Making use of a charged particle beam apparatus, charged particle beam is scanned on a sample two-dimensionally in the horizontal and vertical directions, a secondary signal ejected from a surface sample region on which charged particle beam comes incident is detected and a surface structure in the surface region is observed as a two-dimensional image by replacing an amount of the secondary signal with a concentration value of the image data for each of the coordinates in the two-dimensional image which are associated with the scan coordinates for the charged particle beam. In this charged particle beam apparatus, the scan speed of the charged particle beam is determined according to such factors as a material property of the sample, the objective of the observation and the specification of a secondary signal detector.
When the scan speed is high, an integration time of the detection signal is so short that a S/N ratio becomes low while a response to a time-to-time change of a sample is quick and the charged particle beam has a smaller effect on destruction, contamination and charging of the sample because the time for the charged particle beam being radiated on a point on the sample is short.
On the other hand, when the scan speed is low, the integration time of the detection signal is so long that images with the high S/N ratio are obtained while the charged particle beam has a larger effect on destruction, contamination and charging of the sample.
Therefore scanning is usually performed at a high speed while a desired observation area is being searched and at a low speed when the desired observation area is scanned to take and record a high resolution image.

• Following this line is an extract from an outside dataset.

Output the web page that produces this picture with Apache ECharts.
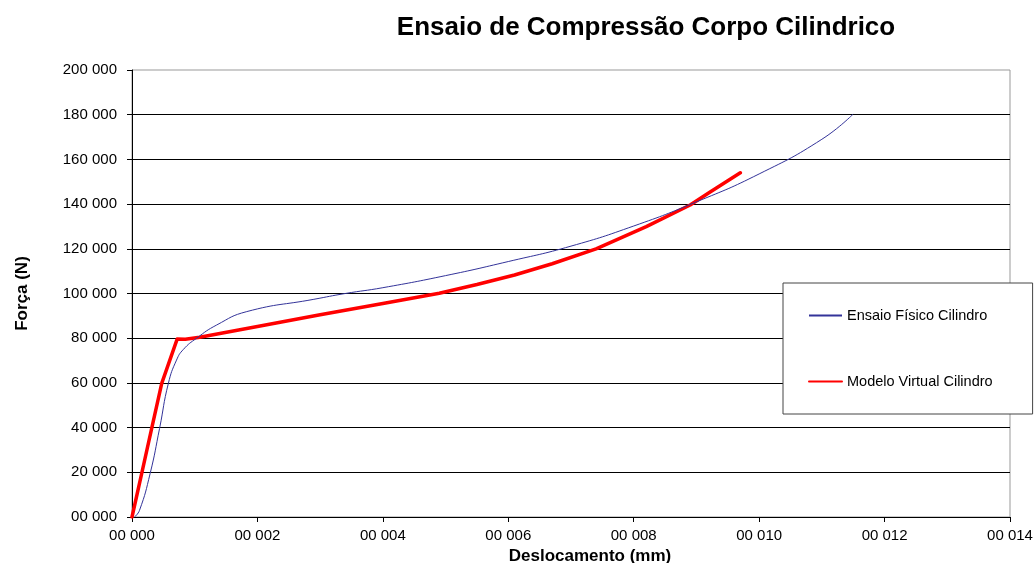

Moreover when such a sample as is easily destructed, contaminated or charged by the charged particle beam being radiated is observed, it is possible to take the high scanning speed to reduce the above mentioned effect. However, there are other countermeasures than taking the high scanning speed, such as setting a lower voltage to an acceleration voltage and reducing an electrical current flowing through the charged particle beam that is radiated on the sample by making a probe diameter of the charged particle beam smaller.
Other factors to determine the scanning speed of the detector than the above mentioned are properties of the detector. That is, the scanning speed of the detector is dependent on a response speed for the secondary signal to be detected by the detector and converted by the detector to an electrical signal and a response speed for the detection signal is processed through an amplification circuit. The larger the gain for the amplification circuit, the slower the response time for the amplification circuit.
If the detector response speed and the amplification circuit response speed are low, the frequency band for the detection signal is restricted while it is being detected and amplified, however fast the charged particle beam is scanned.
When a detection signal which is obtained while a microstructure of the sample is being scanned and has high frequency components is inputted to the detector circuit above mentioned, an impulse response is created and an output signal for a time t for which the impulse response converges becomes a summation of the detection signal and the impulse response.
The image of the output signal above mentioned flows in the direction in which the charged particle beam is scanned and is blurred so much that it is impossible to identify a sample structure. Accordingly it is impossible to observe a sample at a high scan speed with a high gain if a detector whose response speed is relatively low is used.
The detector is selected according to the secondary signal to be detected and such conditions as atmosphere in the sample chamber and detection sensitivity. Therefore, as is the case with the above mentioned, a detector whose response speed is low is used to observe a sample at a relatively low scan speed, depending on the observation condition. However there is a problem that it is hardly possible to make an observation at a high scan speed in order to look for an area in which a point of interest exists or to reduce the damage of the sample in this case.
There is a conventional technology described in WO2003/044821 with which the image deterioration, which occurs due to the charged particle beam being scanned and the secondary signal ejected during the scanning is compensated for making use of the images obtained after plural times of scanning. WO2003/044821 discloses a technology to correct a drift of the observed image with time elapsing, which occurs due to such factors as the change in stability of the charged particle beam, deformation of the sample and a shift of the sample stage. That is, WO2003/044821 discloses a technology to correct the image position by calculating an image shift based on images obtained after plural times of scanning and a technology to improving the S/N ratio of the image by integrating images which are obtained by plural times of high speed scanning and whose image shifts are corrected according to the above mentioned technology. However, looking to deterioration of the images that are obtained by high speed scanning, the waveform of the output signal is not deformed by an amount of output signals or noises included in the output signal, but deformed by the property of the detector. Therefore this deterioration is not prevented by such measures as improving the S/N ratio by integration.